- _Task to carry out_
Retype the data that follows line by line, exactly, and leave its pictures out.

·····

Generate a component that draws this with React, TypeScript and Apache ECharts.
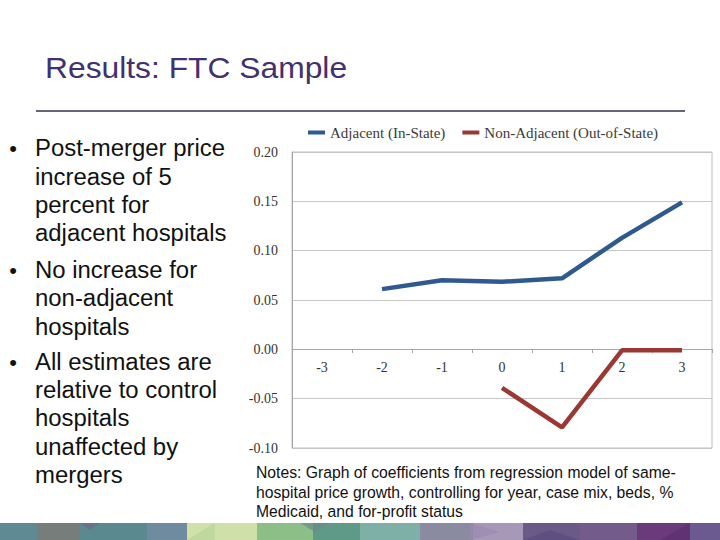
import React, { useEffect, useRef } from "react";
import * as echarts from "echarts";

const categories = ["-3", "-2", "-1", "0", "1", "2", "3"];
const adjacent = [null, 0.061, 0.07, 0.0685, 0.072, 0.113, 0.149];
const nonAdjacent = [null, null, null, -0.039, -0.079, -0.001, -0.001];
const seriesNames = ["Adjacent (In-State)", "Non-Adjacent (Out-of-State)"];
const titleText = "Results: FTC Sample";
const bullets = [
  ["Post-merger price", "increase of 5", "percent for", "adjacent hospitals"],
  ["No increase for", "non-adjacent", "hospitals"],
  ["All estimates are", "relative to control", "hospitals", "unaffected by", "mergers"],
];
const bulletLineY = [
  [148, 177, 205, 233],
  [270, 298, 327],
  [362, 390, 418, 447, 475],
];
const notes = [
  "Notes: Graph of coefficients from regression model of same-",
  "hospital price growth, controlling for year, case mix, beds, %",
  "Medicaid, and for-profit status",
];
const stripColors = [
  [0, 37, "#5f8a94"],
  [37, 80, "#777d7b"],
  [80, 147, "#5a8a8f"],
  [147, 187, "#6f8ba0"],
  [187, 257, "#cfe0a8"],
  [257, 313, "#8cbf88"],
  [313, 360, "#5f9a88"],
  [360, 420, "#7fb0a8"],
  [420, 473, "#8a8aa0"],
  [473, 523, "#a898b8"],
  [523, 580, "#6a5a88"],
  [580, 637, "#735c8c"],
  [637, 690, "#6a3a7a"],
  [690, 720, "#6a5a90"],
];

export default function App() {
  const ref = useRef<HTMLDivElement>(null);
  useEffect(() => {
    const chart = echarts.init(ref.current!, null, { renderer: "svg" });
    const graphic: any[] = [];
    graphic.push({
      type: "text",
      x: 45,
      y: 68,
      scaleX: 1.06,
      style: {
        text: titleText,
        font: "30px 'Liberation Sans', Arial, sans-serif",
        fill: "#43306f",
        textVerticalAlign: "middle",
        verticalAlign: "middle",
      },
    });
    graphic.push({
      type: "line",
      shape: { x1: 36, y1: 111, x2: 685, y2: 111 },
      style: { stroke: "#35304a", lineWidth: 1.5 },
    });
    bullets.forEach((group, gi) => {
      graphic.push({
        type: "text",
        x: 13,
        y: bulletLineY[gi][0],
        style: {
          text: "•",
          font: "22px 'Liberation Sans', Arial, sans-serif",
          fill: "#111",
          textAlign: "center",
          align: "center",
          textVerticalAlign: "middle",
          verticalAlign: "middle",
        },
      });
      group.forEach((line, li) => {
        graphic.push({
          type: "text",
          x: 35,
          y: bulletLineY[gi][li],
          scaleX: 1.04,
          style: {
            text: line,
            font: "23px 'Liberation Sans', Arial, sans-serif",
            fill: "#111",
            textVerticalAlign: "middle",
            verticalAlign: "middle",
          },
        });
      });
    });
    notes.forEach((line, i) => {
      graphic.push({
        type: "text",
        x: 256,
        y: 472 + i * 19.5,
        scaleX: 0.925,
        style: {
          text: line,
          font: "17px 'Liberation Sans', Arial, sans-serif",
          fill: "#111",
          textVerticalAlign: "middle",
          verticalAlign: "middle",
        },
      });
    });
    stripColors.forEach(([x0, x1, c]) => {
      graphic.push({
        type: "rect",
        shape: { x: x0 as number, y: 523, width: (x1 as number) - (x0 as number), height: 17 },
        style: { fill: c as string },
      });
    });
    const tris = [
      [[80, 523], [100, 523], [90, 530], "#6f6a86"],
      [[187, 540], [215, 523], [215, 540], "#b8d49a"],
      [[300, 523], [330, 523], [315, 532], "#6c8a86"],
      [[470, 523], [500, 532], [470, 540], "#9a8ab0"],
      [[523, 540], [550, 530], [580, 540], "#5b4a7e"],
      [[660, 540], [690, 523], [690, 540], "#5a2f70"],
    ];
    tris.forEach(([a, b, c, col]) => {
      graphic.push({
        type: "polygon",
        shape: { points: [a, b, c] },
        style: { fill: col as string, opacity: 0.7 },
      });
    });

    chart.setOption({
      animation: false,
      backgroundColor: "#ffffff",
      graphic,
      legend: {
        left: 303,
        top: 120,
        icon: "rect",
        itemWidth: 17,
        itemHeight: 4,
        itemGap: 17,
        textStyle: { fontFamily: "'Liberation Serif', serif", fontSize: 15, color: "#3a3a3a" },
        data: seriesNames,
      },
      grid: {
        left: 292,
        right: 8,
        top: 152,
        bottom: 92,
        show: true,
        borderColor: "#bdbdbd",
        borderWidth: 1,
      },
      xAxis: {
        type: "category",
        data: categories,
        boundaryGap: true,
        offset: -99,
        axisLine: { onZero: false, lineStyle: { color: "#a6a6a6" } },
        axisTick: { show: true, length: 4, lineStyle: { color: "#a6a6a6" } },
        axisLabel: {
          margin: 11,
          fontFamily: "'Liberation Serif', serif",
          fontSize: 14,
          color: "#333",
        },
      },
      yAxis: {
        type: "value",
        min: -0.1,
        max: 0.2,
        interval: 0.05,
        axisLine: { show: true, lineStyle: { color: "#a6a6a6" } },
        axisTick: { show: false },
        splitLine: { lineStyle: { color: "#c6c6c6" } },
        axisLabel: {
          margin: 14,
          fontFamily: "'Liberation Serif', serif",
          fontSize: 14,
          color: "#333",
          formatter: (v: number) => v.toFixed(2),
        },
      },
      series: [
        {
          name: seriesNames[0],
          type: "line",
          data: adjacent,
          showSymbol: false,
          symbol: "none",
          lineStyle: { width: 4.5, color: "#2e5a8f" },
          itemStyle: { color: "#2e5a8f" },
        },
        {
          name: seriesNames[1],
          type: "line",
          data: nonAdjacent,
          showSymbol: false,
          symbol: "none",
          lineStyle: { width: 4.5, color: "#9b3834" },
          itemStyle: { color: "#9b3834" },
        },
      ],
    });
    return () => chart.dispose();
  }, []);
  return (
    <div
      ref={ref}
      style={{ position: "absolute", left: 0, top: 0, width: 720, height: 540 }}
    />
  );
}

·····

- _Final result_
Generate a component that draws this with React, TypeScript and Apache ECharts.
import React, { useEffect, useRef } from "react";
import * as echarts from "echarts";

const categories = ["-3", "-2", "-1", "0", "1", "2", "3"];
const adjacent = [null, 0.061, 0.07, 0.0685, 0.072, 0.113, 0.149];
const nonAdjacent = [null, null, null, -0.039, -0.079, -0.001, -0.001];
const seriesNames = ["Adjacent (In-State)", "Non-Adjacent (Out-of-State)"];
const titleText = "Results: FTC Sample";
const bullets = [
  ["Post-merger price", "increase of 5", "percent for", "adjacent hospitals"],
  ["No increase for", "non-adjacent", "hospitals"],
  ["All estimates are", "relative to control", "hospitals", "unaffected by", "mergers"],
];
const bulletLineY = [
  [148, 177, 205, 233],
  [270, 298, 327],
  [362, 390, 418, 447, 475],
];
const notes = [
  "Notes: Graph of coefficients from regression model of same-",
  "hospital price growth, controlling for year, case mix, beds, %",
  "Medicaid, and for-profit status",
];
const stripColors = [
  [0, 37, "#5f8a94"],
  [37, 80, "#777d7b"],
  [80, 147, "#5a8a8f"],
  [147, 187, "#6f8ba0"],
  [187, 257, "#cfe0a8"],
  [257, 313, "#8cbf88"],
  [313, 360, "#5f9a88"],
  [360, 420, "#7fb0a8"],
  [420, 473, "#8a8aa0"],
  [473, 523, "#a898b8"],
  [523, 580, "#6a5a88"],
  [580, 637, "#735c8c"],
  [637, 690, "#6a3a7a"],
  [690, 720, "#6a5a90"],
];

export default function App() {
  const ref = useRef<HTMLDivElement>(null);
  useEffect(() => {
    const chart = echarts.init(ref.current!, null, { renderer: "svg" });
    const graphic: any[] = [];
    graphic.push({
      type: "text",
      x: 45,
      y: 68,
      scaleX: 1.06,
      style: {
        text: titleText,
        font: "30px 'Liberation Sans', Arial, sans-serif",
        fill: "#43306f",
        textVerticalAlign: "middle",
        verticalAlign: "middle",
      },
    });
    graphic.push({
      type: "line",
      shape: { x1: 36, y1: 111, x2: 685, y2: 111 },
      style: { stroke: "#35304a", lineWidth: 1.5 },
    });
    bullets.forEach((group, gi) => {
      graphic.push({
        type: "text",
        x: 13,
        y: bulletLineY[gi][0],
        style: {
          text: "•",
          font: "22px 'Liberation Sans', Arial, sans-serif",
          fill: "#111",
          textAlign: "center",
          align: "center",
          textVerticalAlign: "middle",
          verticalAlign: "middle",
        },
      });
      group.forEach((line, li) => {
        graphic.push({
          type: "text",
          x: 35,
          y: bulletLineY[gi][li],
          scaleX: 1.04,
          style: {
            text: line,
            font: "23px 'Liberation Sans', Arial, sans-serif",
            fill: "#111",
            textVerticalAlign: "middle",
            verticalAlign: "middle",
          },
        });
      });
    });
    notes.forEach((line, i) => {
      graphic.push({
        type: "text",
        x: 256,
        y: 472 + i * 19.5,
        scaleX: 0.925,
        style: {
          text: line,
          font: "17px 'Liberation Sans', Arial, sans-serif",
          fill: "#111",
          textVerticalAlign: "middle",
          verticalAlign: "middle",
        },
      });
    });
    stripColors.forEach(([x0, x1, c]) => {
      graphic.push({
        type: "rect",
        shape: { x: x0 as number, y: 523, width: (x1 as number) - (x0 as number), height: 17 },
        style: { fill: c as string },
      });
    });
    const tris = [
      [[80, 523], [100, 523], [90, 530], "#6f6a86"],
      [[187, 540], [215, 523], [215, 540], "#b8d49a"],
      [[300, 523], [330, 523], [315, 532], "#6c8a86"],
      [[470, 523], [500, 532], [470, 540], "#9a8ab0"],
      [[523, 540], [550, 530], [580, 540], "#5b4a7e"],
      [[660, 540], [690, 523], [690, 540], "#5a2f70"],
    ];
    tris.forEach(([a, b, c, col]) => {
      graphic.push({
        type: "polygon",
        shape: { points: [a, b, c] },
        style: { fill: col as string, opacity: 0.7 },
      });
    });

    chart.setOption({
      animation: false,
      backgroundColor: "#ffffff",
      graphic,
      legend: {
        left: 303,
        top: 120,
        icon: "rect",
        itemWidth: 17,
        itemHeight: 4,
        itemGap: 17,
        textStyle: { fontFamily: "'Liberation Serif', serif", fontSize: 15, color: "#3a3a3a" },
        data: seriesNames,
      },
      grid: {
        left: 292,
        right: 8,
        top: 152,
        bottom: 92,
        show: true,
        borderColor: "#bdbdbd",
        borderWidth: 1,
      },
      xAxis: {
        type: "category",
        data: categories,
        boundaryGap: true,
        offset: -99,
        axisLine: { onZero: false, lineStyle: { color: "#a6a6a6" } },
        axisTick: { show: true, length: 4, lineStyle: { color: "#a6a6a6" } },
        axisLabel: {
          margin: 11,
          fontFamily: "'Liberation Serif', serif",
          fontSize: 14,
          color: "#333",
        },
      },
      yAxis: {
        type: "value",
        min: -0.1,
        max: 0.2,
        interval: 0.05,
        axisLine: { show: true, lineStyle: { color: "#a6a6a6" } },
        axisTick: { show: false },
        splitLine: { lineStyle: { color: "#c6c6c6" } },
        axisLabel: {
          margin: 14,
          fontFamily: "'Liberation Serif', serif",
          fontSize: 14,
          color: "#333",
          formatter: (v: number) => v.toFixed(2),
        },
      },
      series: [
        {
          name: seriesNames[0],
          type: "line",
          data: adjacent,
          showSymbol: false,
          symbol: "none",
          lineStyle: { width: 4.5, color: "#2e5a8f" },
          itemStyle: { color: "#2e5a8f" },
        },
        {
          name: seriesNames[1],
          type: "line",
          data: nonAdjacent,
          showSymbol: false,
          symbol: "none",
          lineStyle: { width: 4.5, color: "#9b3834" },
          itemStyle: { color: "#9b3834" },
        },
      ],
    });
    return () => chart.dispose();
  }, []);
  return (
    <div
      ref={ref}
      style={{ position: "absolute", left: 0, top: 0, width: 720, height: 540 }}
    />
  );
}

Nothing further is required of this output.